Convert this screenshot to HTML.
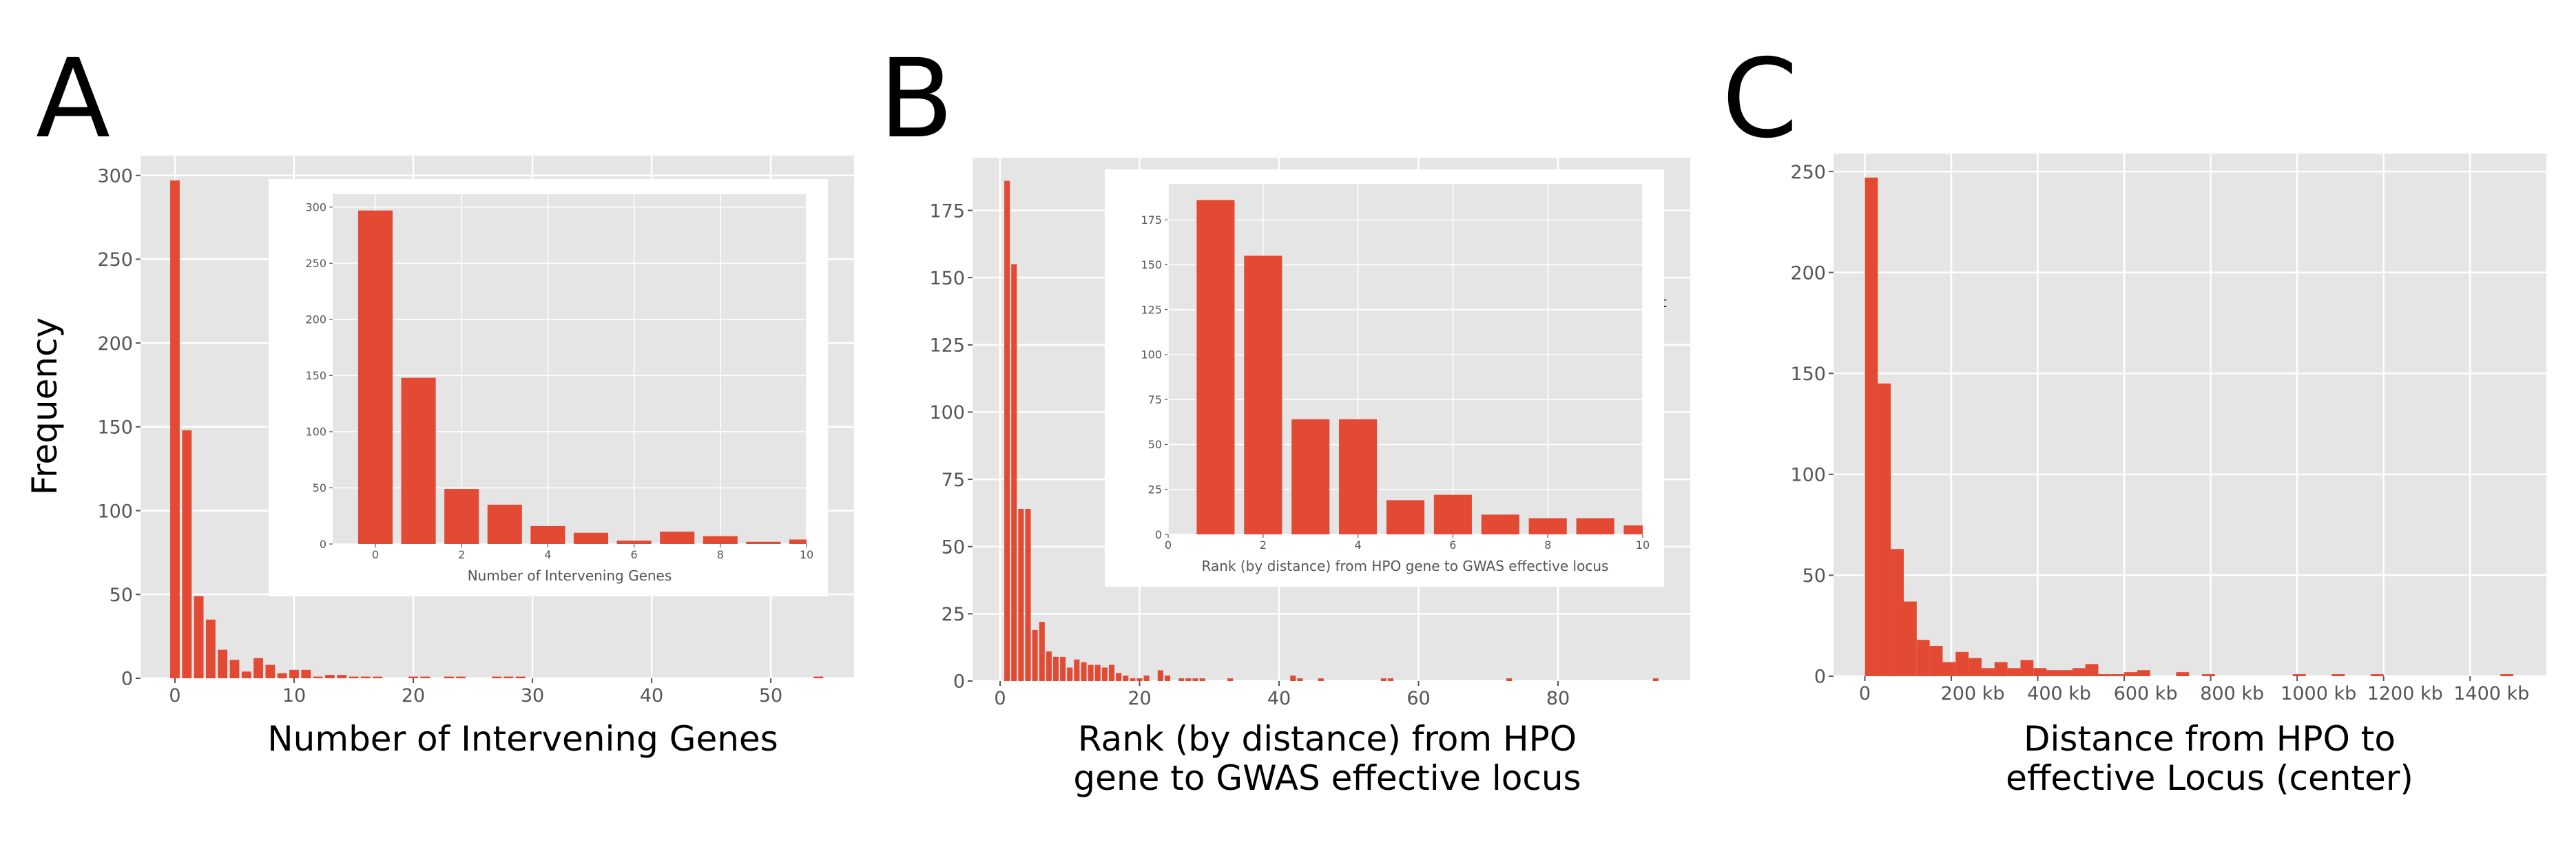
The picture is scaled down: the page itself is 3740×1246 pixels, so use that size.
<!DOCTYPE html>
<html><head><meta charset="utf-8">
<style>
html,body{margin:0;padding:0;background:#fff;}
svg{display:block;font-family:"DejaVu Sans","Liberation Sans",sans-serif;}
</style></head>
<body>
<svg id="fig" width="3740" height="1246" viewBox="0 0 3740 1246" xmlns="http://www.w3.org/2000/svg">
<rect width="3740" height="1246" fill="#fff"/>
<text x="52" y="198" font-size="158">A</text>
<text x="1276" y="198" font-size="158">B</text>
<text x="2500" y="198" font-size="158">C</text>
<text transform="translate(82,590) rotate(-90)" text-anchor="middle" font-size="50">Frequency</text>
<text x="759" y="1090" text-anchor="middle" font-size="50">Number of Intervening Genes</text>
<text x="1927" y="1090" text-anchor="middle" font-size="50">Rank (by distance) from HPO</text>
<text x="1927" y="1147" text-anchor="middle" font-size="50">gene to GWAS effective locus</text>
<text x="3208" y="1090" text-anchor="middle" font-size="50">Distance from HPO to</text>
<text x="3208" y="1147" text-anchor="middle" font-size="50">effective Locus (center)</text>
<g id="layer"></g>
</svg>
<script>
// ---- data ----
const aCategories = [0,1,2,3,4,5,6,7,8,9,10,11,12,13,14,15,16,17,20,21,23,24,27,28,29,54];
const aValues     = [297,148,49,35,17,11,4,12,8,3,5,5,1,2,2,1,1,1,1,1,1,1,1,1,1,1];
const aInsetCategories = [0,1,2,3,4,5,6,7,8,9,10];
const aInsetValues     = [297,148,49,35,16,10,3,11,7,2,4];
const aYTicks = [0,50,100,150,200,250,300];
const aXTicks = [0,10,20,30,40,50];
const aInsetXTicks = [0,2,4,6,8,10];

const bCategories = [1,2,3,4,5,6,7,8,9,10,11,12,13,14,15,16,17,18,19,20,21,23,24,26,27,28,29,33,42,43,46,55,56,73,94];
const bValues     = [186,155,64,64,19,22,11,9,9,5,8,7,6,6,5,6,3,2,1,1,2,4,2,1,1,1,1,1,2,1,1,1,1,1,1];
const bInsetCategories = [1,2,3,4,5,6,7,8,9,10];
const bInsetValues     = [186,155,64,64,19,22,11,9,9,5];
const bYTicks = [0,25,50,75,100,125,150,175];
const bXTicks = [0,20,40,60,80];
const bInsetXTicks = [0,2,4,6,8,10];

const cBinCounts = [247,145,63,37,18,15,7,12,9,4,7,4,8,4,3,3,4,6,1,1,2,3,0,0,2,0,1,0,0,0,0,0,0,1,0,0,1,0,0,1,0,0,0,0,0,0,0,0,0,1];
const cBinWidthKb = 30;
const cYTicks = [0,50,100,150,200,250];
const cXTicks = [0,200,400,600,800,1000,1200,1400];
const cXTickLabels = ["0","200 kb","400 kb","600 kb","800 kb","1000 kb","1200 kb","1400 kb"];

// ---- drawing ----
const NS = "http://www.w3.org/2000/svg";
const layer = document.getElementById('layer');
function mk(tag, attrs, parent){
  const e = document.createElementNS(NS, tag);
  for (const k in attrs) e.setAttribute(k, attrs[k]);
  (parent||layer).appendChild(e);
  return e;
}
function lin(d0,d1,r0,r1){ return v => r0 + (v-d0)/(d1-d0)*(r1-r0); }

function axes(p){
  const g = mk('g',{});
  
  
  const bg = mk('rect',{x:p.L,y:p.T,width:p.R-p.L,height:p.B-p.T,fill:'#E5E5E5'},g);
  
  
  const x = lin(p.xmin,p.xmax,p.L,p.R), y = lin(p.ymin,p.ymax,p.B,p.T);
  p.yt.forEach(v=>{
    const gl = mk('line',{x1:p.L,x2:p.R,y1:y(v),y2:y(v),stroke:'#fff','stroke-width':p.gw},g);
    
    
    mk('line',{x1:p.L-p.tl,x2:p.L,y1:y(v),y2:y(v),stroke:'#555','stroke-width':p.gw*0.8},g);
    const t = mk('text',{x:p.L-p.tl-4,y:y(v)+p.fs*0.36,'text-anchor':'end','font-size':p.fs,fill:'#555'},g);
    t.textContent = v;
    
    
  });
  p.xt.forEach((v,i)=>{
    const gl = mk('line',{x1:x(v),x2:x(v),y1:p.T,y2:p.B,stroke:'#fff','stroke-width':p.gw},g);
    
    
    mk('line',{x1:x(v),x2:x(v),y1:p.B,y2:p.B+p.tl,stroke:'#555','stroke-width':p.gw*0.8},g);
    const lbl = p.xl ? p.xl[i] : String(v);
    const dx = (p.xl && lbl.indexOf('kb')>=0) ? p.fs*1.15 : 0;
    const t = mk('text',{x:x(v)+dx,y:p.B+p.tl+p.fs*1.0,'text-anchor':'middle','font-size':p.fs,fill:'#555'},g);
    t.textContent = lbl;
    
    
  });
  const clipId = 'clip-'+p.name;
  const cp = mk('clipPath',{id:clipId},g);
  mk('rect',{x:p.L,y:p.T,width:p.R-p.L,height:p.B-p.T},cp);
  const bars = mk('g',{'clip-path':'url(#'+clipId+')'},g);
  if (p.cats){
    p.cats.forEach((c,i)=>{
      const v = p.vals[i];
      const r = mk('rect',{x:x(c-0.4),y:y(v),width:x(c+0.4)-x(c-0.4),height:y(0)-y(v),fill:'#E24A33'},bars);
      
      
    });
  } else {
    p.bins.forEach((v,i)=>{
      if (!v) return;
      const x0 = x(i*p.bw), x1 = x((i+1)*p.bw);
      const r = mk('rect',{x:x0,y:y(v),width:x1-x0,height:y(0)-y(v),fill:'#E24A33'},bars);
      
      
    });
  }
  return g;
}
function insetBox(name,x0,y0,x1,y1){
  const r = mk('rect',{x:x0,y:y0,width:x1-x0,height:y1-y0,fill:'#fff'});
  
  
}

// Panel A main
axes({name:'panel-a-axes',L:204,R:1240,T:226,B:985,xmin:-2.89,xmax:56.99,ymin:0,ymax:311.8,
  yt:aYTicks,xt:aXTicks,cats:aCategories,vals:aValues,fs:27,tl:7,gw:2.5});
insetBox('panel-a-inset',390,260,1202,866);
axes({name:'panel-a-inset-axes',L:483,R:1171,T:282,B:790,xmin:-0.99,xmax:10,ymin:0,ymax:311.5,
  yt:aYTicks,xt:aInsetXTicks,cats:aInsetCategories,vals:aInsetValues,fs:16,tl:5,gw:1.5});
(function(){const t=mk('text',{x:827,y:843,'text-anchor':'middle','font-size':20,fill:'#555'});t.textContent='Number of Intervening Genes';

})();

// Panel B main
axes({name:'panel-b-axes',L:1412,R:2454,T:229,B:989,xmin:-3.95,xmax:98.96,ymin:0,ymax:194.6,
  yt:bYTicks,xt:bXTicks,cats:bCategories,vals:bValues,fs:27,tl:7,gw:2.5});
(function(){const t=mk('text',{x:2412,y:446,'font-size':20,fill:'#000'});t.textContent='t';

})();
insetBox('panel-b-inset',1604,246,2416,852);
axes({name:'panel-b-inset-axes',L:1696,R:2385,T:267,B:776,xmin:0,xmax:10,ymin:0,ymax:195,
  yt:bYTicks,xt:bInsetXTicks,cats:bInsetCategories,vals:bInsetValues,fs:16,tl:5,gw:1.5});
(function(){const t=mk('text',{x:2040,y:829,'text-anchor':'middle','font-size':20,fill:'#555'});t.textContent='Rank (by distance) from HPO gene to GWAS effective locus';

})();

// Panel C
axes({name:'panel-c-axes',L:2662,R:3697,T:223,B:982,xmin:-72.5,xmax:1576.5,ymin:0,ymax:258.9,
  yt:cYTicks,xt:cXTicks,xl:cXTickLabels,bins:cBinCounts,bw:cBinWidthKb,fs:27,tl:7,gw:2.5});
</script>
</body></html>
###
▶ _Task to carry out_
Begin at the first line of the data above and repeat each line exactly, stopping after the line containing "const aInsetXTicks = [0,2,4,6,8,10];". Omit the pictures.

▶ _Exercise solution_
Convert this screenshot to HTML.
The picture is scaled down: the page itself is 3740×1246 pixels, so use that size.
<!DOCTYPE html>
<html><head><meta charset="utf-8">
<style>
html,body{margin:0;padding:0;background:#fff;}
svg{display:block;font-family:"DejaVu Sans","Liberation Sans",sans-serif;}
</style></head>
<body>
<svg id="fig" width="3740" height="1246" viewBox="0 0 3740 1246" xmlns="http://www.w3.org/2000/svg">
<rect width="3740" height="1246" fill="#fff"/>
<text x="52" y="198" font-size="158">A</text>
<text x="1276" y="198" font-size="158">B</text>
<text x="2500" y="198" font-size="158">C</text>
<text transform="translate(82,590) rotate(-90)" text-anchor="middle" font-size="50">Frequency</text>
<text x="759" y="1090" text-anchor="middle" font-size="50">Number of Intervening Genes</text>
<text x="1927" y="1090" text-anchor="middle" font-size="50">Rank (by distance) from HPO</text>
<text x="1927" y="1147" text-anchor="middle" font-size="50">gene to GWAS effective locus</text>
<text x="3208" y="1090" text-anchor="middle" font-size="50">Distance from HPO to</text>
<text x="3208" y="1147" text-anchor="middle" font-size="50">effective Locus (center)</text>
<g id="layer"></g>
</svg>
<script>
// ---- data ----
const aCategories = [0,1,2,3,4,5,6,7,8,9,10,11,12,13,14,15,16,17,20,21,23,24,27,28,29,54];
const aValues     = [297,148,49,35,17,11,4,12,8,3,5,5,1,2,2,1,1,1,1,1,1,1,1,1,1,1];
const aInsetCategories = [0,1,2,3,4,5,6,7,8,9,10];
const aInsetValues     = [297,148,49,35,16,10,3,11,7,2,4];
const aYTicks = [0,50,100,150,200,250,300];
const aXTicks = [0,10,20,30,40,50];
const aInsetXTicks = [0,2,4,6,8,10];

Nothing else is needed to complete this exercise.